An aircraft defence identification zone, according to the Canadian government, is a demarcated area where a state monitors and identifies aircraft approaching its sovereign airspace and assesses possible threats to national security.
Daniel Le Bouthillier, head of media relations for Canada’s Department of National Defence, has said on several occasions recently that Chinese fighter jets have forced Canadian planes to divert their courses “to avoid a potential collision.”
In a statement last Wednesday, the Canadian Armed Forces said that there had been several such incidents from April 26 to May 26.
China disputes Canada’s characterization of events, saying it’s Canada that is the aggressor.
“Canadian military aircraft have recently increased close-in reconnaissance and made provocations to the Chinese side in the name of implementing UN Security Council resolutions,” the Chinese government’s Mr. Zhao told journalists in Beijing. “In response to the Canadian side’s provocative acts and unfriendly and unprofessional manoeuvres, the Chinese military promptly took legitimate and forceful measures in response that are safe and professional.”
Mr. Trudeau was unapologetic Monday. He said Canada’s aircraft patrols are justified and professional.
“Canada is participating in a UN mission designed to interdict and intercept and ensure the respect of sanctions on North Korea’s murderous regime,” the Prime Minister said. “Canada continues to stand up for the rule of law. We continue to stand up for multilateralism. We continue to stand up for the principles of the UN Charter.”
Relations between Canada and China remain in what former Canadian ambassador David Mulroney recently described as a “deep freeze,” after Beijing jailed two Canadians for more than 1,000 days in an apparent act of retaliation. China was upset over Canada’s arrest, in response to a U.S. extradition request, of Meng Wanzhou, the chief financial officer of the Chinese technology company Huawei.
Last month, Canada announced it was barring Huawei gear from this country’s 5G wireless networks. China’s ambassador to Canada has been absent from his post for four months, and Canada has been without an envoy to China for about six months.

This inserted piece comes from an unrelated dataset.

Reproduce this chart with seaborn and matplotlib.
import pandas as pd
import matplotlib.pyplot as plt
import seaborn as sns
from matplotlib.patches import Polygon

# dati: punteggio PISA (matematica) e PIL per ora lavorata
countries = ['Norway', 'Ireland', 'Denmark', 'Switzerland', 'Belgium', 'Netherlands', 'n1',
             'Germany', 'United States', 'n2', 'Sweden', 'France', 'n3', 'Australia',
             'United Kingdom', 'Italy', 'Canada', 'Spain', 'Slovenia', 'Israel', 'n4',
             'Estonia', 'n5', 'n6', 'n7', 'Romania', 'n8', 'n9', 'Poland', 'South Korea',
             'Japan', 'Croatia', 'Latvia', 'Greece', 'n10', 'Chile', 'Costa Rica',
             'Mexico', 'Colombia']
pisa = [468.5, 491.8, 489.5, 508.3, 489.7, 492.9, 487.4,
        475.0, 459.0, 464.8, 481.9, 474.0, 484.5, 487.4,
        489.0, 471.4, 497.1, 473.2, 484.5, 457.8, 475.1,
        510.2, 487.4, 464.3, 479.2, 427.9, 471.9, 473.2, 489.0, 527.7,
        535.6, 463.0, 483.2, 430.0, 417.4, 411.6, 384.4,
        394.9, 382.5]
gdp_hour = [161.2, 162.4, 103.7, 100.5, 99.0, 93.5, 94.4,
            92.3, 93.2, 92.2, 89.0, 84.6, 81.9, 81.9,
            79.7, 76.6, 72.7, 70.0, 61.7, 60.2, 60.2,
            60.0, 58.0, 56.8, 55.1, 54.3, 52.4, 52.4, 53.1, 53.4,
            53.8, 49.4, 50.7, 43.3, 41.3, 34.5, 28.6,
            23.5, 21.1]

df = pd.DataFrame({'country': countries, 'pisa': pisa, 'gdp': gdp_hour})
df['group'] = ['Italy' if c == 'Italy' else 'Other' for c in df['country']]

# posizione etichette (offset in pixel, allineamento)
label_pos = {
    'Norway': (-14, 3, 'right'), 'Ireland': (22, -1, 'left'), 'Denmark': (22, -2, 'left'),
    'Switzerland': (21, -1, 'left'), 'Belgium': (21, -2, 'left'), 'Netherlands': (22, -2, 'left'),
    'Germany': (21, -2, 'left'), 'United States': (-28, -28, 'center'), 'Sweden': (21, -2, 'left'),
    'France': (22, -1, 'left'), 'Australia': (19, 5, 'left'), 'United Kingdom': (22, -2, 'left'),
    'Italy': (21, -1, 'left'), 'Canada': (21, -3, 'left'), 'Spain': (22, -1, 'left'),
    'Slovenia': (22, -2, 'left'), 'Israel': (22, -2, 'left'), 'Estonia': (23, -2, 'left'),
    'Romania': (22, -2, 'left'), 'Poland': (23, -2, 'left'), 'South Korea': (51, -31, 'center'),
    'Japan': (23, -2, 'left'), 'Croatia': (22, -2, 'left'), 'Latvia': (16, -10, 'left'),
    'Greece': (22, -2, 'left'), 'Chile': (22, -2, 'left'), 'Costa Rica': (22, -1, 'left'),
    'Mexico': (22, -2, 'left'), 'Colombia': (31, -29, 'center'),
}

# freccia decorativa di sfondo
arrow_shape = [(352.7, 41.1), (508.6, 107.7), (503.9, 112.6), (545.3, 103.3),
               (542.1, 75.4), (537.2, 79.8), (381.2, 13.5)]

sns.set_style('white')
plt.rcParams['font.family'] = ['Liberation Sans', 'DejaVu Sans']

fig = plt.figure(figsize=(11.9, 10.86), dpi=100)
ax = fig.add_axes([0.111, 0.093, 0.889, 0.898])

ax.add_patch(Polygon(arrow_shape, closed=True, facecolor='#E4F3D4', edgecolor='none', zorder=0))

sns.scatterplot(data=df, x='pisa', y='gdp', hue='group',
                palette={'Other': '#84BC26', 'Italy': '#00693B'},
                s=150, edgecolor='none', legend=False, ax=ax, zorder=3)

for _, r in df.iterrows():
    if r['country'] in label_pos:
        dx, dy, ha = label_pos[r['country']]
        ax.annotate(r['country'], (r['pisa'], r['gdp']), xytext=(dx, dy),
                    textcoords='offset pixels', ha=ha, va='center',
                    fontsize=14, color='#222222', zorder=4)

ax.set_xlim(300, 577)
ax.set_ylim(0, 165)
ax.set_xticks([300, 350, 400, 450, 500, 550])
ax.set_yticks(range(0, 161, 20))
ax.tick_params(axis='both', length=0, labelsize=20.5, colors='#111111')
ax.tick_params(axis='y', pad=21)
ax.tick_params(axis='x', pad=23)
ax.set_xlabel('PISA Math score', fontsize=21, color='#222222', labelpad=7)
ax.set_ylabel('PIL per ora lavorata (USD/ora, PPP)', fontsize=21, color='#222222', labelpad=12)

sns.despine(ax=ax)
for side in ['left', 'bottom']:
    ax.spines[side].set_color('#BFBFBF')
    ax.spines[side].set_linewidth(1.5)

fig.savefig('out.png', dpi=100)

Separately, Australia this past weekend revealed that its military aircraft are also being targeted for harassment by Chinese warplanes.
Australia’s defence department said in a statement that a Chinese J-16 fighter aircraft intercepted an Australian P-8 surveillance aircraft on May 26. The statement added that the plane was on a “routine maritime surveillance” mission in international airspace above the South China Sea.

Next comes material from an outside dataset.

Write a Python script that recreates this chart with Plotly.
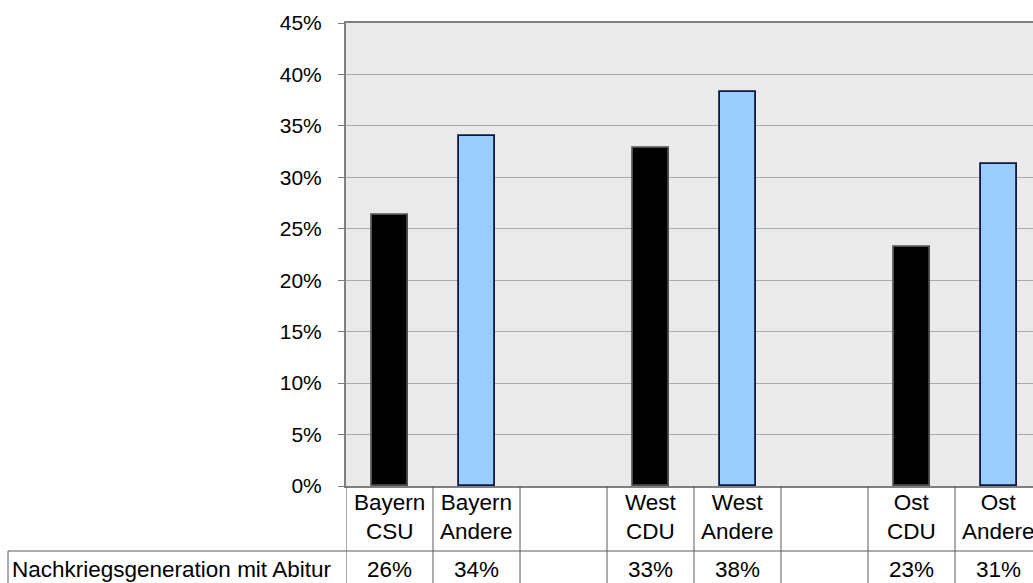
import plotly.graph_objects as go

categories = ["Bayern<br>CSU", "Bayern<br>Andere", "", "West<br>CDU", "West<br>Andere", "", "Ost<br>CDU", "Ost<br>Andere"]
values = [26.3, 34.0, None, 32.9, 38.3, None, 23.2, 31.3]
table_labels = ["26%", "34%", "", "33%", "38%", "", "23%", "31%"]
bar_colors = ["#000000", "#99CCFF", "#000000", "#000000", "#99CCFF", "#000000", "#000000", "#99CCFF"]
line_colors = ["#505050", "#101840", "#505050", "#505050", "#101840", "#505050", "#505050", "#101840"]
row_title = "Nachkriegsgeneration mit Abitur"
y_ticks = [0, 5, 10, 15, 20, 25, 30, 35, 40, 45]

W, H = 1033, 583
L, T, B = 346, 23, 97
plot_w = W - L
plot_h = H - T - B
col_px = 87.0
span = plot_w / col_px

xs = list(range(len(categories)))

fig = go.Figure()
fig.add_trace(go.Bar(
    x=xs, y=values, width=36 / col_px,
    marker=dict(color=bar_colors, line=dict(color=line_colors, width=1.8)),
    hoverinfo="skip",
))

def py(px):
    return (H - B - px) / plot_h

font = "Liberation Sans, Arial, sans-serif"
shapes = []
annotations = []
y_bottom = py(H + 5)
y_row = py(551)
for i in range(len(categories) + 1):
    shapes.append(dict(type="line", xref="x", yref="paper", x0=i - 0.5, x1=i - 0.5,
                       y0=0, y1=y_bottom, line=dict(color="#5a5a5a", width=1)))
shapes.append(dict(type="line", xref="paper", yref="paper", x0=(8 - L) / plot_w, x1=1.05,
                   y0=y_row, y1=y_row, line=dict(color="#5a5a5a", width=1)))
shapes.append(dict(type="line", xref="paper", yref="paper", x0=(8 - L) / plot_w, x1=(8 - L) / plot_w,
                   y0=y_row, y1=y_bottom, line=dict(color="#5a5a5a", width=1)))

fs = 22.5
for i, (c, v) in enumerate(zip(categories, table_labels)):
    if c:
        annotations.append(dict(x=i, y=py(517), xref="x", yref="paper", text=c, showarrow=False,
                                font=dict(size=fs, color="#000000", family=font), align="center",
                                xanchor="center", yanchor="middle"))
    if v:
        annotations.append(dict(x=i, y=py(569), xref="x", yref="paper", text=v, showarrow=False,
                                font=dict(size=fs, color="#000000", family=font),
                                xanchor="center", yanchor="middle"))
annotations.append(dict(x=(10 - L) / plot_w, y=py(569), xref="paper", yref="paper", text=row_title,
                        showarrow=False, font=dict(size=fs, color="#000000", family=font),
                        xanchor="left", yanchor="middle"))

fig.update_layout(
    width=W, height=H,
    margin=dict(l=L, r=0, t=T, b=B, pad=0),
    paper_bgcolor="#FFFFFF", plot_bgcolor="#EAEAEA",
    showlegend=False, bargap=0,
    font=dict(family=font, color="#000000"),
    shapes=shapes, annotations=annotations,
)
fig.update_xaxes(range=[-0.5, -0.5 + span], showticklabels=False, showgrid=False, zeroline=False,
                 showline=True, linecolor="#808080", linewidth=2, mirror=True, ticks="")
fig.update_yaxes(range=[0, 45], tickvals=y_ticks, ticktext=[f"{t}%" for t in y_ticks],
                 showgrid=True, gridcolor="#ABABAB", gridwidth=1, zeroline=False,
                 showline=True, linecolor="#808080", linewidth=2,
                 ticks="outside", ticklen=6, tickcolor="#808080", ticklabelstandoff=12,
                 tickfont=dict(size=21, color="#000000", family=font))

fig.write_html("out.html", config={"displayModeBar": False},
               post_script="document.body.style.margin='0';document.body.style.overflow='hidden';")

“The intercept resulted in a dangerous manoeuvre which posed a safety threat to the P-8 aircraft and its crew,” the Australian defence department said.
Australian Defence Minister Richard Marles later added during a news conference that the Chinese jet flew very close in front of the Royal Australian Air Force aircraft and released a “bundle of chaff” containing small pieces of aluminum that entered the Australian aircraft’s engine.

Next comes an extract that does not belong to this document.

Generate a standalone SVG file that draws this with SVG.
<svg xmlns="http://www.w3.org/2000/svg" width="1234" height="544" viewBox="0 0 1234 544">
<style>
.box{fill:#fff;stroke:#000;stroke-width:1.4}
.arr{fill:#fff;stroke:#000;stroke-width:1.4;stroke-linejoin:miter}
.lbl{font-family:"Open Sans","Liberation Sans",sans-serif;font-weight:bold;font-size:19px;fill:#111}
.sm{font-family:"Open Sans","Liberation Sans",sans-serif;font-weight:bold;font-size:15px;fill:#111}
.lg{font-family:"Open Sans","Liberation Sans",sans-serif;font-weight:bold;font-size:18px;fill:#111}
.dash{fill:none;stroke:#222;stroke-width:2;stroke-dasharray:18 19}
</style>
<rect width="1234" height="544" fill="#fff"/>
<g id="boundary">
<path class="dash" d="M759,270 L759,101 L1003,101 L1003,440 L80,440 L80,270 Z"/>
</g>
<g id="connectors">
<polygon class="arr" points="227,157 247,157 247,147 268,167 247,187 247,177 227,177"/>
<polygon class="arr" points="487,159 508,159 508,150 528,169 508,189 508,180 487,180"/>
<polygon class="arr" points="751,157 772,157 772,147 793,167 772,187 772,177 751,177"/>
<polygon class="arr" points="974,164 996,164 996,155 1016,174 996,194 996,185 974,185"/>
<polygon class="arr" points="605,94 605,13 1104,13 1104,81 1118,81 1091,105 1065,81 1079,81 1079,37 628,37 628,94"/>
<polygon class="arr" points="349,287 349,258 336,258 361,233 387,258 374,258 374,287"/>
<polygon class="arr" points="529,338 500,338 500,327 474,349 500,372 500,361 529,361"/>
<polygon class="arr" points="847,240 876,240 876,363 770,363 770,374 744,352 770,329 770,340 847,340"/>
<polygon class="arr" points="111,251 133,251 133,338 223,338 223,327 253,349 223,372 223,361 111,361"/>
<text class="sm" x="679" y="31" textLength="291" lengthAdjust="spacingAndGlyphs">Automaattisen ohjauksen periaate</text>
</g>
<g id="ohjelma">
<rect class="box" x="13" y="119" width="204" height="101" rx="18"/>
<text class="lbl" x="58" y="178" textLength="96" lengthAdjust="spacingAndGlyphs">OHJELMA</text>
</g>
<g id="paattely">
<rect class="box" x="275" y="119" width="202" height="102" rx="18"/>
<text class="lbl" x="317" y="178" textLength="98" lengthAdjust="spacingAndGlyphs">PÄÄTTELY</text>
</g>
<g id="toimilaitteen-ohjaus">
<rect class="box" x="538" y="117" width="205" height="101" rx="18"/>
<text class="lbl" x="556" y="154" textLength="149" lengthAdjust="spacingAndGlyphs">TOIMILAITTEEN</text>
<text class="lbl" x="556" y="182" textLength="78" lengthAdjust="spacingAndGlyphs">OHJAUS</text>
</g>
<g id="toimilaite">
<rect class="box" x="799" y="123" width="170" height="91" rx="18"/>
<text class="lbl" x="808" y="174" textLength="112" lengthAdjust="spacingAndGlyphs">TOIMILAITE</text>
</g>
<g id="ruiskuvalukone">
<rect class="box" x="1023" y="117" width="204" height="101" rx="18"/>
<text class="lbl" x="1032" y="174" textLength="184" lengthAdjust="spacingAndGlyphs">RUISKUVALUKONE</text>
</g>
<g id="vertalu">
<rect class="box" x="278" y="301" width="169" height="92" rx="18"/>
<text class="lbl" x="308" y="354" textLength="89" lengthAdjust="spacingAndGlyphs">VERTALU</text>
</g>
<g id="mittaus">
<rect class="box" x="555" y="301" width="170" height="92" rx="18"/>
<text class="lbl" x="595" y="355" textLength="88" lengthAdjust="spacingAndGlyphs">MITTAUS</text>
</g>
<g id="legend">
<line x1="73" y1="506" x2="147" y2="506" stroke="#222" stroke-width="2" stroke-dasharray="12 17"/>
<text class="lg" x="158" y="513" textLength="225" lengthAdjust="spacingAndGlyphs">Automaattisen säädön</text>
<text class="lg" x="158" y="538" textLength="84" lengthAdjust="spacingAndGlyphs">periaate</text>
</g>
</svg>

Steve Tsang, a professor of Chinese studies and director of the University of London’s SOAS China Institute, said the aggression against Canadian military surveillance aircraft should be viewed alongside the recent harassment of Australian aircraft.
“Two similar acts by two Chinese pilots in a short space of time can still be a coincidence, but it is more likely to reflect a decision by someone senior in the air force – or the air force generally – that it must now take a hard line to Western military surveillance aircraft flying too close to locations deemed by the Chinese authorities as sensitive,” Prof. Tsang said.
He added that China under President Xi Jinping is “seeking to bend international rules.” The lack of apparent disciplinary action taken against Chinese pilots by Beijing, and the strong defence from China’s foreign ministry, he said, suggests “this represents government policy.”